Ein Sifu zu sein heißt für mich, nie aufzuhören, an mir selbst zu arbeiten. Ich darf von meinen Schülern nichts verlangen, was ich selbst nicht bereit bin zu leben.
Die wahre Kraft liegt in der Haltung
Unsere Kampfkunst lehrt kraftvolle Techniken, ja. Doch ihre eigentliche Kraft liegt woanders: In der Stille, in der Beherrschung, in der Achtung vor dem anderen. Diese Werte müssen gepflegt werden – nicht mit Worten, sondern im Tun.
In einer Welt, in der oft Lautstärke mit Stärke verwechselt wird, sehe ich es als meine Aufgabe, einen anderen Weg vorzuleben. Ich möchte nicht durch Strenge beeindrucken, sondern durch Beständigkeit. Nicht durch Perfektion, sondern durch Aufrichtigkeit.

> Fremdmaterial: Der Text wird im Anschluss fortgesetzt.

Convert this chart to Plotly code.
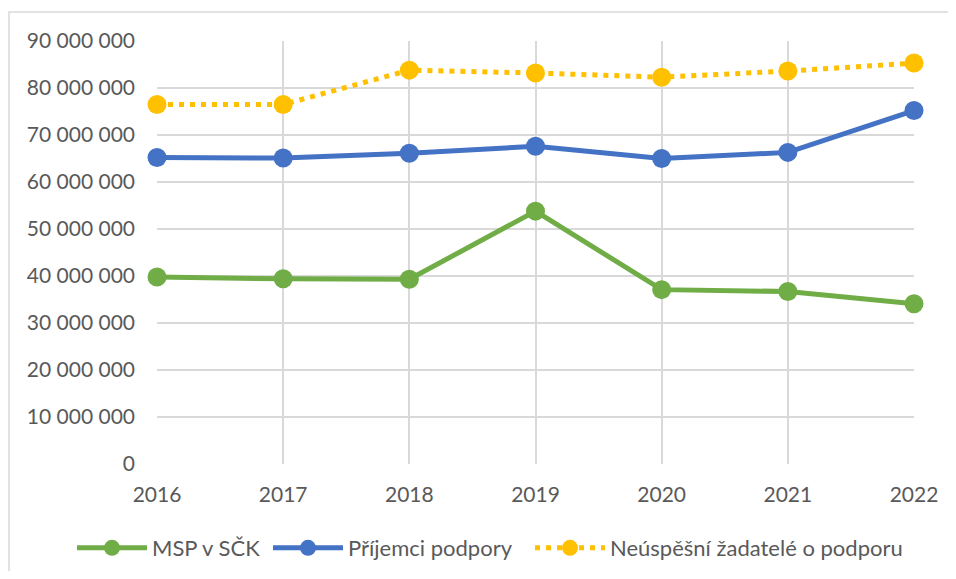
import plotly.graph_objects as go

years = ["2016", "2017", "2018", "2019", "2020", "2021", "2022"]
msp = [39.8e6, 39.4e6, 39.3e6, 53.8e6, 37.1e6, 36.7e6, 34.1e6]
prijemci = [65.2e6, 65.1e6, 66.1e6, 67.6e6, 65.0e6, 66.3e6, 75.2e6]
neuspesni = [76.5e6, 76.5e6, 83.8e6, 83.2e6, 82.3e6, 83.6e6, 85.3e6]
y_ticks = [0, 10e6, 20e6, 30e6, 40e6, 50e6, 60e6, 70e6, 80e6, 90e6]

# page has 8px body margin; figure is drawn from (8, 8)
OFF = 8
W, H = 956 - 2 * OFF, 579 - 2 * OFF
L, T = 157 - OFF, 41 - OFF
pw, ph = 914 - 157, 464 - 41
R, B = W - L - pw, H - T - ph

FONT = "Lato"
TXT = "#595959"
GRID = "#D9D9D9"

fig = go.Figure()
fig.add_trace(go.Scatter(
    x=years, y=msp, name="MSP v SČK", mode="lines+markers",
    line=dict(color="#70AD47", width=5), legend="legend",
    marker=dict(size=19, color="#70AD47"), cliponaxis=False))
fig.add_trace(go.Scatter(
    x=years, y=prijemci, name="Příjemci podpory", mode="lines+markers",
    line=dict(color="#4472C4", width=5), legend="legend2",
    marker=dict(size=19, color="#4472C4"), cliponaxis=False))
fig.add_trace(go.Scatter(
    x=years, y=neuspesni, name="Neúspěšní žadatelé o podporu", mode="lines+markers",
    line=dict(color="#FFC000", width=5, dash="5px,6px"), legend="legend3",
    marker=dict(size=19, color="#FFC000"), cliponaxis=False))

def px_x(x):
    return (x - OFF - L) / pw

def px_y(y):
    return 1 - (y - OFF - T) / ph

fig.add_shape(type="rect", xref="paper", yref="paper",
              x0=px_x(9), x1=px_x(990), y0=px_y(600), y1=px_y(12),
              line=dict(color="#D9D9D9", width=1.5), fillcolor="rgba(0,0,0,0)",
              layer="below")

def legend_at(sym_x):
    return dict(orientation="h", xref="container", yref="container",
                x=(sym_x - 5 - OFF) / W, xanchor="left",
                y=1 - (548 - OFF) / H, yanchor="middle",
                font=dict(family=FONT, size=22, color=TXT),
                itemwidth=70, bgcolor="rgba(0,0,0,0)")

fig.update_layout(
    width=W, height=H,
    margin=dict(l=L, r=R, t=T, b=B, autoexpand=False),
    paper_bgcolor="white", plot_bgcolor="white",
    separators=", ",
    font=dict(family=FONT, size=21, color=TXT),
    showlegend=True,
    legend=legend_at(77),
    legend2=legend_at(273),
    legend3=legend_at(535),
    xaxis=dict(type="category", range=[0, 6], showgrid=True, gridcolor=GRID,
               gridwidth=1.5, zeroline=False, showline=False, ticks="",
               ticklabelstandoff=16, tickfont=dict(family=FONT, size=21, color=TXT)),
    yaxis=dict(range=[0, 90e6], tickvals=y_ticks, tickformat=",d",
               showgrid=True, gridcolor=GRID, gridwidth=1.5, zeroline=False,
               showline=False, ticks="", ticklabelstandoff=21,
               tickfont=dict(family=FONT, size=21, color=TXT)),
)

fig.write_html("out.html")
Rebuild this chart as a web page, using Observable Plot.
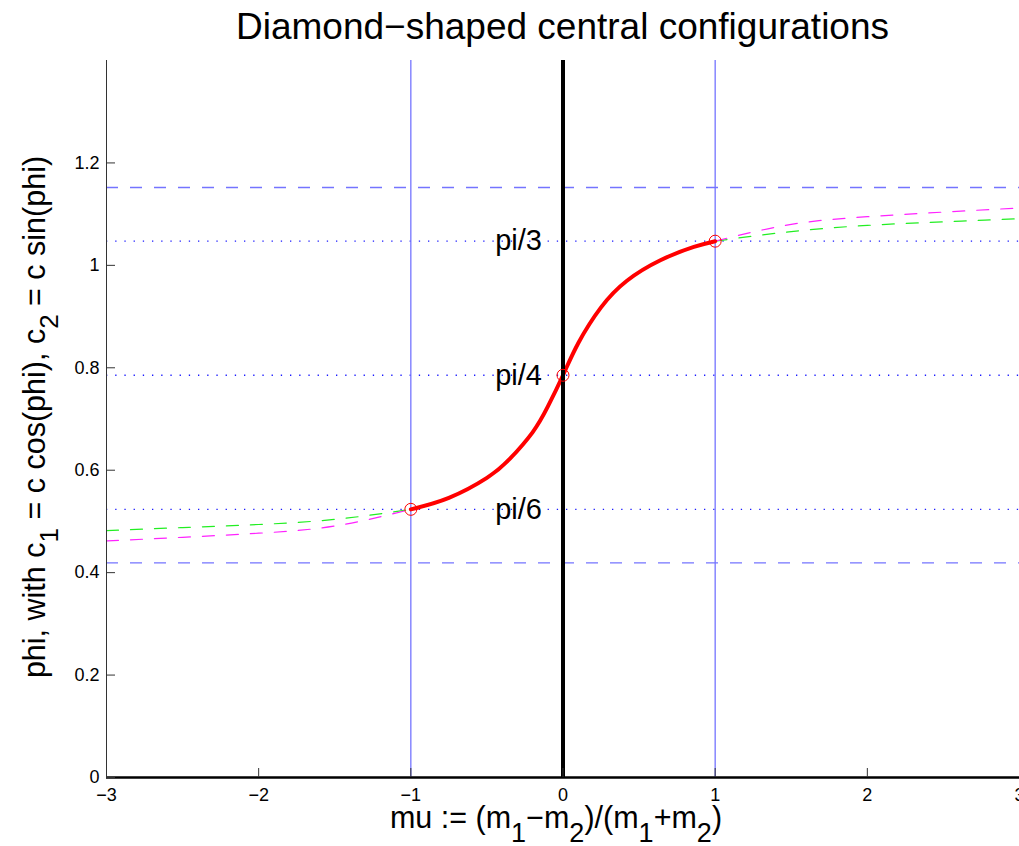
<!DOCTYPE html>
<html>
<head>
<meta charset="utf-8">
<script src="https://cdn.jsdelivr.net/npm/d3@7"></script>
<script src="https://cdn.jsdelivr.net/npm/@observablehq/plot@0.6"></script>
<style>
  html, body { margin: 0; padding: 0; background: #fff; overflow: hidden; }
  #title { font-family: "Liberation Sans", Arial, sans-serif; font-size: 37px; line-height: 37px;
           height: 50px; box-sizing: border-box; padding-top: 8px; margin-left: 106px; width: 913px;
           text-align: center; color: #000; white-space: nowrap; }
  #chart svg { display: block; overflow: visible; }
</style>
</head>
<body>
<div id="title">Diamond−shaped central configurations</div>
<div id="chart"></div>
<script>
// ---- data ----
const xTicks = [-3, -2, -1, 0, 1, 2, 3];
const yTicks = [0, 0.2, 0.4, 0.6, 0.8, 1, 1.2];
const yTickLabels = ["0", "0.2", "0.4", "0.6", "0.8", "1", "1.2"];

// red solution curve (mu in [-1, 1])
const curveMu  = [-1, -0.75, -0.5, -0.35, -0.2, -0.1, 0, 0.1, 0.25, 0.42, 0.64, 0.86, 1];
const curvePhi = [0.5236, 0.546, 0.585, 0.622, 0.674, 0.724, 0.7854, 0.848, 0.918, 0.970, 1.010, 1.036, 1.0472];

// dashed continuations
const leftMu = [-3, -2.5, -2, -1.5, -1];
const greenLeft = [0.482, 0.488, 0.494, 0.504, 0.5236];
const magentaLeft = [0.462, 0.469, 0.477, 0.491, 0.5236];
const rightMu = [1, 1.5, 2, 2.5, 3];
const greenRight = [1.0472, 1.066, 1.078, 1.085, 1.091];
const magentaRight = [1.0472, 1.080, 1.095, 1.104, 1.112];

// reference levels
const dashedLevels = [0.419, 1.152];
const dottedLevels = [0.5236, 0.7854, 1.0472];
const dottedNames = ["pi/6", "pi/4", "pi/3"];
const verticalBlue = [-1, 1];
const markMu = [-1, 0, 1];
const markPhi = [0.5236, 0.7854, 1.0472];

// ---- build ----
const zip = (xs, ys) => xs.map((x, i) => ({x, y: ys[i]}));
const blue = "#7474ff";
const fmtX = d3.format("d");

const plot = Plot.plot({
  width: 1019,
  height: 796,
  marginTop: 10,
  marginBottom: 69,
  marginLeft: 106,
  marginRight: 0,
  style: {fontFamily: "Liberation Sans, Arial, sans-serif", fontSize: "18px", color: "#000", background: "#fff"},
  x: {domain: [-3, 3]},
  y: {domain: [0, 1.4]},
  marks: [
    Plot.ruleY(dashedLevels, {stroke: blue, strokeWidth: 1.3, strokeDasharray: "12,12"}),
    Plot.ruleY(dottedLevels, {stroke: "#1a1aff", strokeWidth: 1.3, strokeDasharray: "1.3,7.9"}),
    Plot.ruleX(verticalBlue, {stroke: blue, strokeWidth: 1.3}),
    Plot.line(zip(leftMu, greenLeft), {x: "x", y: "y", stroke: "#22ee22", strokeWidth: 1.2, strokeDasharray: "12,12", curve: "natural"}),
    Plot.line(zip(leftMu, magentaLeft), {x: "x", y: "y", stroke: "#ff22ff", strokeWidth: 1.2, strokeDasharray: "12,12", curve: "natural"}),
    Plot.line(zip(rightMu, greenRight), {x: "x", y: "y", stroke: "#22ee22", strokeWidth: 1.2, strokeDasharray: "12,12", curve: "natural"}),
    Plot.line(zip(rightMu, magentaRight), {x: "x", y: "y", stroke: "#ff22ff", strokeWidth: 1.2, strokeDasharray: "12,12", curve: "natural"}),
    Plot.line(zip(curveMu, curvePhi), {x: "x", y: "y", stroke: "#ff0000", strokeWidth: 4, curve: "natural"}),
    Plot.ruleX([0], {stroke: "#000", strokeWidth: 4}),
    Plot.ruleY([0], {stroke: "#000", strokeWidth: 2.5}),
    Plot.ruleX([-3], {stroke: "#333", strokeWidth: 1}),
    Plot.dot(zip(markMu, markPhi), {x: "x", y: "y", r: 6, stroke: "#ff0000", strokeWidth: 1, fill: "none"}),
    Plot.text(zip(dottedLevels.map(() => 0), dottedLevels).map((d, i) => ({...d, t: dottedNames[i]})),
      {x: "x", y: "y", text: "t", textAnchor: "end", dx: -21, fontSize: 29, fill: "#000"}),
    Plot.axisY(yTicks, {tickSize: -9, tickPadding: 16, fontSize: 18, label: null, stroke: "#333",
      tickFormat: (d) => yTickLabels[yTicks.indexOf(d)]}),
    Plot.axisX(xTicks, {tickSize: -9, tickPadding: 20, fontSize: 18, label: null, stroke: "#333",
      tickFormat: fmtX})
  ]
});
document.getElementById("chart").appendChild(plot);

// ---- axis titles with subscripts ----
const svg = d3.select(plot);
const xl = svg.append("text")
  .attr("x", 556).attr("y", 778)
  .attr("text-anchor", "middle")
  .attr("font-family", "Liberation Sans, Arial, sans-serif")
  .attr("font-size", 30.5).attr("fill", "#000");
const xParts = [["mu := (m", 0], ["1", 1], ["−m", 0], ["2", 1], [")/(m", 0], ["1", 1], ["+m", 0], ["2", 1], [")", 0]];
let sub = false;
xParts.forEach(([s, isSub]) => {
  const t = xl.append("tspan").text(s);
  if (isSub && !sub) { t.attr("dy", 14).attr("font-size", 27); sub = true; }
  else if (!isSub && sub) { t.attr("dy", -14); sub = false; }
});

const yl = svg.append("text")
  .attr("transform", "translate(45,367) rotate(-90)")
  .attr("text-anchor", "middle")
  .attr("font-family", "Liberation Sans, Arial, sans-serif")
  .attr("font-size", 30.5).attr("fill", "#000");
const yParts = [["phi, with c", 0], ["1", 1], [" = c cos(phi), c", 0], ["2", 1], [" = c sin(phi)", 0]];
sub = false;
yParts.forEach(([s, isSub]) => {
  const t = yl.append("tspan").text(s);
  if (isSub && !sub) { t.attr("dy", 13).attr("font-size", 26); sub = true; }
  else if (!isSub && sub) { t.attr("dy", -13); sub = false; }
});
</script>
</body>
</html>
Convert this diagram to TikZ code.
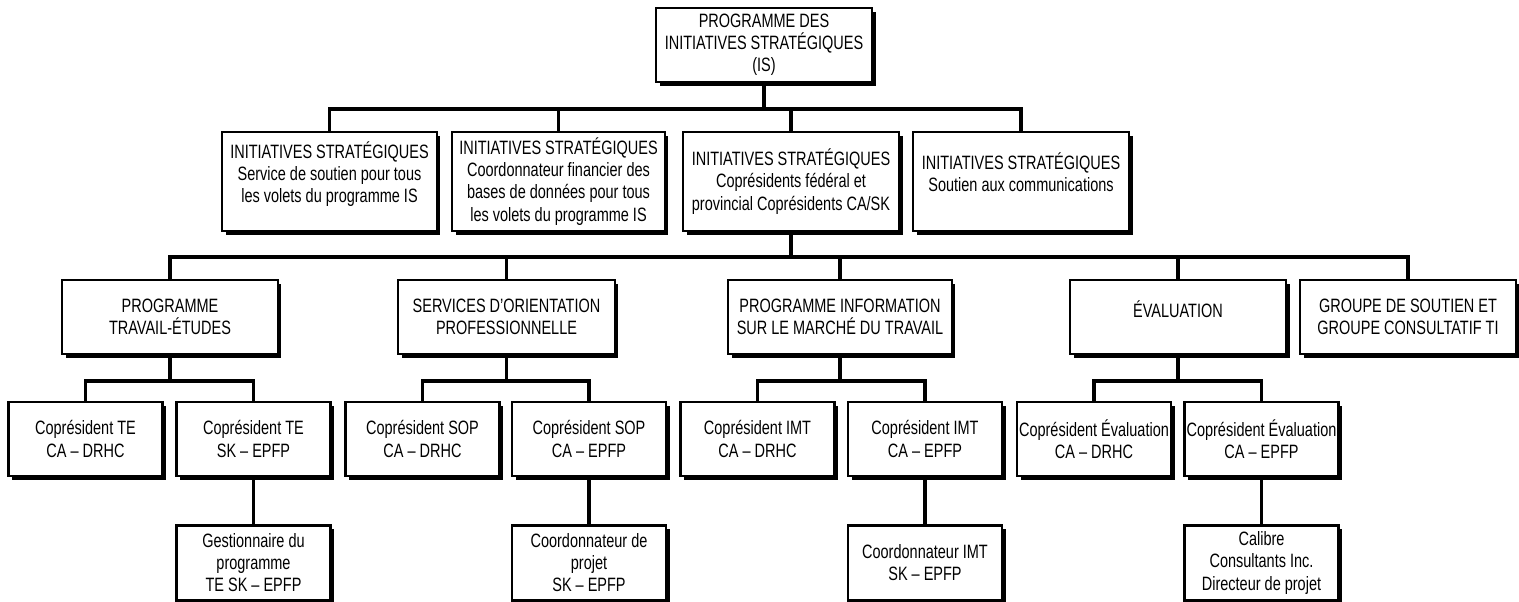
\documentclass[tikz,border=0pt]{standalone}
\usepackage{fontspec}
\setmainfont{Liberation Sans}[FakeStretch=0.75]
\usetikzlibrary{positioning,shadows}

\begin{document}
\begin{tikzpicture}[
    x=0.02cm, y=-0.02cm,
    font=\fontsize{11pt}{12.6pt}\selectfont,
    unit/.style={rectangle, draw=black, fill=white, line width=1.4pt, align=center, inner xsep=1pt, inner ysep=2pt,
        drop shadow={shadow xshift=2pt, shadow yshift=-2pt, fill=black, opacity=1}},
    chief/.style={unit, minimum width=4.32cm, minimum height=1.48cm},
    strand/.style={unit, minimum width=4.32cm, minimum height=1.98cm},
    stream/.style={unit, minimum width=4.32cm, minimum height=1.48cm},
    cochair/.style={unit, minimum width=3.08cm, minimum height=1.48cm},
    staff/.style={unit, minimum width=3.08cm, minimum height=1.5cm},
    link/.style={line width=2.2pt}
]
\useasboundingbox (0,0) rectangle (1519,602);

% Head of the programme
\node[chief] (is) at (764,45) {PROGRAMME DES\\INITIATIVES STRATÉGIQUES\\(IS)};

% Second level
\node[strand, minimum width=4.30cm] (supp) at (329.5,181.5) {INITIATIVES STRATÉGIQUES\\Service de soutien pour tous\\les volets du programme IS\\[-2pt]\mbox{}};
\node[strand, minimum width=4.26cm] (fin) at (558.5,181.5) {INITIATIVES STRATÉGIQUES\\Coordonnateur financier des\\bases de données pour tous\\les volets du programme IS};
\node[strand] (copres) at (791,181.5) {INITIATIVES STRATÉGIQUES\\Coprésidents fédéral et\\provincial Coprésidents CA/SK};
\node[strand] (comm) at (1021,181.5) {INITIATIVES STRATÉGIQUES\\Soutien aux communications\\[-2pt]\mbox{}};

% Programme streams
\node[stream] (te) at (170,317) {PROGRAMME\\TRAVAIL-ÉTUDES};
\node[stream, minimum width=4.34cm] (sop) at (506.5,317) {SERVICES D'ORIENTATION\\PROFESSIONNELLE};
\node[stream, minimum width=4.48cm] (imt) at (840,317) {PROGRAMME INFORMATION\\SUR LE MARCHÉ DU TRAVAIL};
\node[stream] (eval) at (1178,317) {ÉVALUATION\\[-4pt]\mbox{}};
\node[stream] (grp) at (1408,317) {GROUPE DE SOUTIEN ET\\GROUPE CONSULTATIF TI};

% Co-chairs
\node[cochair] (tedrhc) at (85.5,439) {Coprésident TE\\CA – DRHC};
\node[cochair] (teepfp) at (253.5,439) {Coprésident TE\\SK – EPFP};
\node[cochair] (sopdrhc) at (422.5,439) {Coprésident SOP\\CA – DRHC};
\node[cochair] (sopepfp) at (589,439) {Coprésident SOP\\CA – EPFP};
\node[cochair] (imtdrhc) at (757.5,439) {Coprésident IMT\\CA – DRHC};
\node[cochair] (imtepfp) at (925,439) {Coprésident IMT\\CA – EPFP};
\node[cochair] (evdrhc) at (1094,439) {Coprésident Évaluation\\CA – DRHC};
\node[cochair] (evepfp) at (1261.5,439) {Coprésident Évaluation\\CA – EPFP};

% Staff under the SK - EPFP co-chairs
\node[staff, below=0.94cm of teepfp] (gest) {Gestionnaire du\\programme\\TE SK – EPFP};
\node[staff, below=0.94cm of sopepfp] (coordsop) {Coordonnateur de\\projet\\SK – EPFP};
\node[staff, below=0.94cm of imtepfp] (coordimt) {Coordonnateur IMT\\SK – EPFP};
\node[staff, below=0.94cm of evepfp] (calibre) {Calibre\\Consultants Inc.\\Directeur de projet};

% Junctions
\coordinate (j1) at (764,109);
\coordinate (j2) at (791,257);
\coordinate (tebar) at (170,381);
\coordinate (sopbar) at (506.5,381);
\coordinate (imtbar) at (840,381);
\coordinate (evbar) at (1178,381);

% Tree lines
\draw[link] (is) -- (j1);
\draw[link] (supp) |- (j1) -| (comm);
\draw[link] (fin) -- (fin |- j1);
\draw[link] (copres) -- (copres |- j1);

\draw[link] (copres) -- (j2);
\draw[link] (te) |- (j2) -| (grp);
\draw[link] (sop) -- (sop |- j2);
\draw[link] (imt) -- (imt |- j2);
\draw[link] (eval) -- (eval |- j2);

\draw[link] (te) -- (tebar);
\draw[link] (tedrhc) |- (tebar) -| (teepfp);
\draw[link] (sop) -- (sopbar);
\draw[link] (sopdrhc) |- (sopbar) -| (sopepfp);
\draw[link] (imt) -- (imtbar);
\draw[link] (imtdrhc) |- (imtbar) -| (imtepfp);
\draw[link] (eval) -- (evbar);
\draw[link] (evdrhc) |- (evbar) -| (evepfp);

\draw[link] (teepfp) -- (gest);
\draw[link] (sopepfp) -- (coordsop);
\draw[link] (imtepfp) -- (coordimt);
\draw[link] (evepfp) -- (calibre);

\end{tikzpicture}
\end{document}
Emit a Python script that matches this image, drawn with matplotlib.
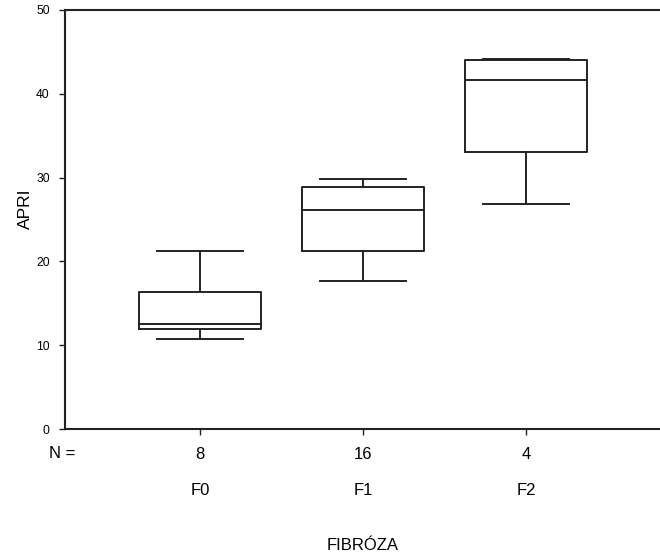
##APRI podle stupne fibrozy (boxplot ve stylu SPSS)
import matplotlib
matplotlib.use('Agg')
import matplotlib.pyplot as plt
import matplotlib.transforms as mtransforms

plt.rcParams['font.family'] = ['Liberation Sans', 'DejaVu Sans']

#data
categories = ['F0', 'F1', 'F2']
counts = [8, 16, 4]
whisker_low = [10.7, 17.7, 26.8]
q1 = [11.9, 21.3, 33.1]
median = [12.5, 26.1, 41.7]
q3 = [16.3, 28.9, 44.0]
whisker_high = [21.2, 29.8, 44.2]

line_color = '#222222'

fig = plt.figure(figsize=(6.6, 5.55), dpi=100)
ax = fig.add_axes([65 / 660, 126 / 555, 595 / 660, 419 / 555])

stats = []
for i in range(len(categories)):
    stats.append(dict(label=categories[i], whislo=whisker_low[i], q1=q1[i], med=median[i],
                      q3=q3[i], whishi=whisker_high[i], fliers=[]))

positions = list(range(1, len(categories) + 1))
lw = 1.4
ax.bxp(stats, positions=positions, widths=0.75, capwidths=0.53, showfliers=False,
       boxprops=dict(color=line_color, linewidth=lw),
       medianprops=dict(color=line_color, linewidth=lw),
       whiskerprops=dict(color=line_color, linewidth=lw),
       capprops=dict(color=line_color, linewidth=lw))

#osy
ax.set_xlim(0.172, 3.822)
ax.set_ylim(0, 50)
ax.set_yticks([0, 10, 20, 30, 40, 50])
ax.tick_params(axis='y', labelsize=8.7, length=4, width=1, pad=7, color=line_color)
ax.tick_params(axis='x', labelsize=12, length=4, width=1, pad=9, color=line_color)
ax.set_xticks(positions)
ax.set_xticklabels([str(c) for c in counts])
ax.spines['right'].set_visible(False)
for s in ['left', 'top', 'bottom']:
    ax.spines[s].set_linewidth(1.5)
    ax.spines[s].set_color(line_color)

#popisky kategorii pod pocty
trans = mtransforms.blended_transform_factory(ax.transData, ax.transAxes)
for p, c in zip(positions, categories):
    ax.text(p, -0.1456, c, transform=trans, ha='center', va='center', fontsize=12)

fig.text(49 / 660, 1 - 454 / 555, 'N =', ha='left', va='center', fontsize=12)
ax.text(0.5, -0.277, 'FIBRÓZA', transform=ax.transAxes, ha='center', va='center', fontsize=12)
fig.text(25 / 660, 1 - 209 / 555, 'APRI', rotation=90, ha='center', va='center', fontsize=12.5)

plt.savefig('out.png', dpi=100)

Gerade in schwierigen Momenten zeigt sich, ob ich dieser Aufgabe gewachsen bin. Wenn ein Schüler zweifelt. Wenn ein Konflikt im Raum steht. Wenn es leichter wäre, wegzusehen oder zu urteilen. Dann erinnere ich mich daran, dass meine wichtigste Aufgabe nicht das Lehren ist – sondern das Da-Sein.
Ein Ehrenplatz, den man sich täglich neu verdient
Ich habe viele Jahre trainiert, bin durch Höhen und Tiefen gegangen, habe vieles gewonnen – und auch manches verloren. Doch das Wertvollste, was mir dieser Weg gegeben hat, ist nicht ein Gürtel, kein Zertifikat, kein Titel. Es ist die Verbindung zu den Menschen, die mir vertrauen.
Und das Wissen, dass ich diesen Weg nicht für mich gehe. Sondern für etwas Größeres.
Die Verantwortung, ein Sifu zu sein, darf nie zur Selbstverständlichkeit werden. Ich sehe sie als ein Geschenk – eines, das man nur behalten kann, wenn man es achtsam trägt. Nicht mit Stolz, sondern mit Demut. Nicht mit Anspruch, sondern mit Hingabe.
Es ist meine Aufgabe, den Weg offen zu halten – für die, die ihn gehen wollen. Und ich bin dankbar, dass ich ihn gehen darf – mit ihnen, nicht vor ihnen. Schritt für Schritt.